### INSTRUCTIONS FOR THE TASK
Reproduce the listing below character for character; drop every image.

### AVAILABLE DATA
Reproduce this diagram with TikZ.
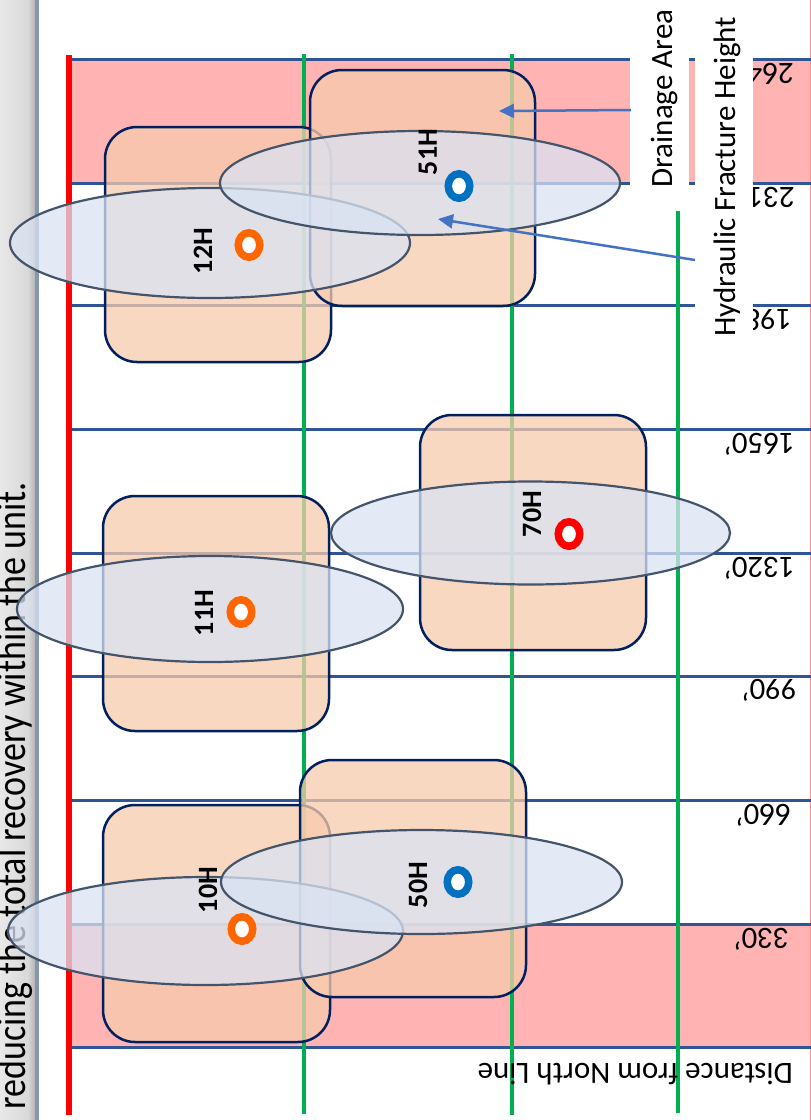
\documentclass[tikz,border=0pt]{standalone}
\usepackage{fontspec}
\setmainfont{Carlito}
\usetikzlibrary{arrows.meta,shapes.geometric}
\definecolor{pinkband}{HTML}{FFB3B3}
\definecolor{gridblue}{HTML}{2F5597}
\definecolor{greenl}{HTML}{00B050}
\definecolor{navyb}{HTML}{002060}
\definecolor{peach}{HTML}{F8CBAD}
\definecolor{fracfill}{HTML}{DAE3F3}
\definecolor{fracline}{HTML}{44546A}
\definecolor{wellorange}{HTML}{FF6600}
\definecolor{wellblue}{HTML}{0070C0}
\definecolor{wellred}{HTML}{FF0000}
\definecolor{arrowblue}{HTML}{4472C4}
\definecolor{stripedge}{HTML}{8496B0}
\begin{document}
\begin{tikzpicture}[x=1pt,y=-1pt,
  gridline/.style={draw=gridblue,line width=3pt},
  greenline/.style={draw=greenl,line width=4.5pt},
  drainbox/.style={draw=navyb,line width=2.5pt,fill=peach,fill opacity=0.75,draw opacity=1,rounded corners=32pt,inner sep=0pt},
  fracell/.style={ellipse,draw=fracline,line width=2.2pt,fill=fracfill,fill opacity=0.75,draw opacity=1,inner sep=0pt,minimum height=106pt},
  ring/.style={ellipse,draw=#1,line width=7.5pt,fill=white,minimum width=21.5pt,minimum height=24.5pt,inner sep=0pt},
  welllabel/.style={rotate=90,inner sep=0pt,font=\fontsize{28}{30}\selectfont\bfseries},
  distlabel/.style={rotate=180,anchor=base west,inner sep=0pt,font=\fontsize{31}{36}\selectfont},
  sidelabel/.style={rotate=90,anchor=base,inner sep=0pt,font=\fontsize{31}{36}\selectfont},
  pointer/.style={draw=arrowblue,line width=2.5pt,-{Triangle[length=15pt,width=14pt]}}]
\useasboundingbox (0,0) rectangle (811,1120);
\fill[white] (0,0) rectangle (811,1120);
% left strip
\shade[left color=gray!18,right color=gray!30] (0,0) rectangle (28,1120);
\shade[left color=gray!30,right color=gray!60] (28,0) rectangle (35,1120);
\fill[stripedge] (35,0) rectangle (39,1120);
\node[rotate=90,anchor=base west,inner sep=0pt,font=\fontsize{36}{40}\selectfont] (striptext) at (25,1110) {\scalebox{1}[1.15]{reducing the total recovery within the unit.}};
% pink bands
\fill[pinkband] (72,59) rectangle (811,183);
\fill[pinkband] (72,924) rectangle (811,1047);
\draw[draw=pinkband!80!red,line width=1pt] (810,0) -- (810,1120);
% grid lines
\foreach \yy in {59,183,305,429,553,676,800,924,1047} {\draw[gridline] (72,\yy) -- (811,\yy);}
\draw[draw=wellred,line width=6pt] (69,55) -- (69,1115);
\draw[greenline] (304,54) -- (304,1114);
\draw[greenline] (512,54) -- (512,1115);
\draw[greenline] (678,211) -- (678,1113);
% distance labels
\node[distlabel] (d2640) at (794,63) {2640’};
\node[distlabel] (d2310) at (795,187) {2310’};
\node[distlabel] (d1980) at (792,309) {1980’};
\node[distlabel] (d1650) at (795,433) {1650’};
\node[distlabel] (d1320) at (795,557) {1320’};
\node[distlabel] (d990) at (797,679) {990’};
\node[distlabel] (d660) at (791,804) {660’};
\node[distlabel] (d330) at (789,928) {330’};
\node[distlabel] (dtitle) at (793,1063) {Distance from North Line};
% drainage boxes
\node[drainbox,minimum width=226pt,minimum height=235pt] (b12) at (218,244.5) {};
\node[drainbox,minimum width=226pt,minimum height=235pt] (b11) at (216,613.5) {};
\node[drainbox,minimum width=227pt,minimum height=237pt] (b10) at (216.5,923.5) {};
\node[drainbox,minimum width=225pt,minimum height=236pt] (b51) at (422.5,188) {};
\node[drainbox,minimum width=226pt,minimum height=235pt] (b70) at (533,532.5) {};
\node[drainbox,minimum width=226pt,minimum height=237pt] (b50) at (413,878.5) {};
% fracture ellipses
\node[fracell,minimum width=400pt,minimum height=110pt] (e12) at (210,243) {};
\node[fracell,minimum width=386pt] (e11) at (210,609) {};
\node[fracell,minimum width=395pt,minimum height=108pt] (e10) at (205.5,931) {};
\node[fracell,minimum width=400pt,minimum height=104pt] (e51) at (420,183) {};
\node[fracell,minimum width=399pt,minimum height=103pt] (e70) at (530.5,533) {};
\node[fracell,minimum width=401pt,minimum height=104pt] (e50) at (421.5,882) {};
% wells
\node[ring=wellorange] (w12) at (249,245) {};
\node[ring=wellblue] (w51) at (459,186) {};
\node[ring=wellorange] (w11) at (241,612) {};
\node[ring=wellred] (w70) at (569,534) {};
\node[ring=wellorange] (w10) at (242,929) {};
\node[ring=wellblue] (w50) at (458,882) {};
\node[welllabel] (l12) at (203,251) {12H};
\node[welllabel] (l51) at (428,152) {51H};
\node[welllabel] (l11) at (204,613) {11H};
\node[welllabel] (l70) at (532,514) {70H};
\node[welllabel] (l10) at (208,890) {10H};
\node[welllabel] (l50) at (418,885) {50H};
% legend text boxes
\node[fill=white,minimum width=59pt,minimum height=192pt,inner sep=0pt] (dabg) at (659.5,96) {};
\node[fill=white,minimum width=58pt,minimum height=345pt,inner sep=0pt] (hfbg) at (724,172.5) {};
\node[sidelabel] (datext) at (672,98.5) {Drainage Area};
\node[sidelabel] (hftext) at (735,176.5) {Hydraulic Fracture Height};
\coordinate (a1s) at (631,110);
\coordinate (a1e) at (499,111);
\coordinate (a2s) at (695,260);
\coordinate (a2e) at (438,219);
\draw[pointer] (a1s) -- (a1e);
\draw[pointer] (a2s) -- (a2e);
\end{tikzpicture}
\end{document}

### TASK ANSWER
Reproduce this diagram with TikZ.
\documentclass[tikz,border=0pt]{standalone}
\usepackage{fontspec}
\setmainfont{Carlito}
\usetikzlibrary{arrows.meta,shapes.geometric}
\definecolor{pinkband}{HTML}{FFB3B3}
\definecolor{gridblue}{HTML}{2F5597}
\definecolor{greenl}{HTML}{00B050}
\definecolor{navyb}{HTML}{002060}
\definecolor{peach}{HTML}{F8CBAD}
\definecolor{fracfill}{HTML}{DAE3F3}
\definecolor{fracline}{HTML}{44546A}
\definecolor{wellorange}{HTML}{FF6600}
\definecolor{wellblue}{HTML}{0070C0}
\definecolor{wellred}{HTML}{FF0000}
\definecolor{arrowblue}{HTML}{4472C4}
\definecolor{stripedge}{HTML}{8496B0}
\begin{document}
\begin{tikzpicture}[x=1pt,y=-1pt,
  gridline/.style={draw=gridblue,line width=3pt},
  greenline/.style={draw=greenl,line width=4.5pt},
  drainbox/.style={draw=navyb,line width=2.5pt,fill=peach,fill opacity=0.75,draw opacity=1,rounded corners=32pt,inner sep=0pt},
  fracell/.style={ellipse,draw=fracline,line width=2.2pt,fill=fracfill,fill opacity=0.75,draw opacity=1,inner sep=0pt,minimum height=106pt},
  ring/.style={ellipse,draw=#1,line width=7.5pt,fill=white,minimum width=21.5pt,minimum height=24.5pt,inner sep=0pt},
  welllabel/.style={rotate=90,inner sep=0pt,font=\fontsize{28}{30}\selectfont\bfseries},
  distlabel/.style={rotate=180,anchor=base west,inner sep=0pt,font=\fontsize{31}{36}\selectfont},
  sidelabel/.style={rotate=90,anchor=base,inner sep=0pt,font=\fontsize{31}{36}\selectfont},
  pointer/.style={draw=arrowblue,line width=2.5pt,-{Triangle[length=15pt,width=14pt]}}]
\useasboundingbox (0,0) rectangle (811,1120);
\fill[white] (0,0) rectangle (811,1120);
% left strip
\shade[left color=gray!18,right color=gray!30] (0,0) rectangle (28,1120);
\shade[left color=gray!30,right color=gray!60] (28,0) rectangle (35,1120);
\fill[stripedge] (35,0) rectangle (39,1120);
\node[rotate=90,anchor=base west,inner sep=0pt,font=\fontsize{36}{40}\selectfont] (striptext) at (25,1110) {\scalebox{1}[1.15]{reducing the total recovery within the unit.}};
% pink bands
\fill[pinkband] (72,59) rectangle (811,183);
\fill[pinkband] (72,924) rectangle (811,1047);
\draw[draw=pinkband!80!red,line width=1pt] (810,0) -- (810,1120);
% grid lines
\foreach \yy in {59,183,305,429,553,676,800,924,1047} {\draw[gridline] (72,\yy) -- (811,\yy);}
\draw[draw=wellred,line width=6pt] (69,55) -- (69,1115);
\draw[greenline] (304,54) -- (304,1114);
\draw[greenline] (512,54) -- (512,1115);
\draw[greenline] (678,211) -- (678,1113);
% distance labels
\node[distlabel] (d2640) at (794,63) {2640’};
\node[distlabel] (d2310) at (795,187) {2310’};
\node[distlabel] (d1980) at (792,309) {1980’};
\node[distlabel] (d1650) at (795,433) {1650’};
\node[distlabel] (d1320) at (795,557) {1320’};
\node[distlabel] (d990) at (797,679) {990’};
\node[distlabel] (d660) at (791,804) {660’};
\node[distlabel] (d330) at (789,928) {330’};
\node[distlabel] (dtitle) at (793,1063) {Distance from North Line};
% drainage boxes
\node[drainbox,minimum width=226pt,minimum height=235pt] (b12) at (218,244.5) {};
\node[drainbox,minimum width=226pt,minimum height=235pt] (b11) at (216,613.5) {};
\node[drainbox,minimum width=227pt,minimum height=237pt] (b10) at (216.5,923.5) {};
\node[drainbox,minimum width=225pt,minimum height=236pt] (b51) at (422.5,188) {};
\node[drainbox,minimum width=226pt,minimum height=235pt] (b70) at (533,532.5) {};
\node[drainbox,minimum width=226pt,minimum height=237pt] (b50) at (413,878.5) {};
% fracture ellipses
\node[fracell,minimum width=400pt,minimum height=110pt] (e12) at (210,243) {};
\node[fracell,minimum width=386pt] (e11) at (210,609) {};
\node[fracell,minimum width=395pt,minimum height=108pt] (e10) at (205.5,931) {};
\node[fracell,minimum width=400pt,minimum height=104pt] (e51) at (420,183) {};
\node[fracell,minimum width=399pt,minimum height=103pt] (e70) at (530.5,533) {};
\node[fracell,minimum width=401pt,minimum height=104pt] (e50) at (421.5,882) {};
% wells
\node[ring=wellorange] (w12) at (249,245) {};
\node[ring=wellblue] (w51) at (459,186) {};
\node[ring=wellorange] (w11) at (241,612) {};
\node[ring=wellred] (w70) at (569,534) {};
\node[ring=wellorange] (w10) at (242,929) {};
\node[ring=wellblue] (w50) at (458,882) {};
\node[welllabel] (l12) at (203,251) {12H};
\node[welllabel] (l51) at (428,152) {51H};
\node[welllabel] (l11) at (204,613) {11H};
\node[welllabel] (l70) at (532,514) {70H};
\node[welllabel] (l10) at (208,890) {10H};
\node[welllabel] (l50) at (418,885) {50H};
% legend text boxes
\node[fill=white,minimum width=59pt,minimum height=192pt,inner sep=0pt] (dabg) at (659.5,96) {};
\node[fill=white,minimum width=58pt,minimum height=345pt,inner sep=0pt] (hfbg) at (724,172.5) {};
\node[sidelabel] (datext) at (672,98.5) {Drainage Area};
\node[sidelabel] (hftext) at (735,176.5) {Hydraulic Fracture Height};
\coordinate (a1s) at (631,110);
\coordinate (a1e) at (499,111);
\coordinate (a2s) at (695,260);
\coordinate (a2e) at (438,219);
\draw[pointer] (a1s) -- (a1e);
\draw[pointer] (a2s) -- (a2e);
\end{tikzpicture}
\end{document}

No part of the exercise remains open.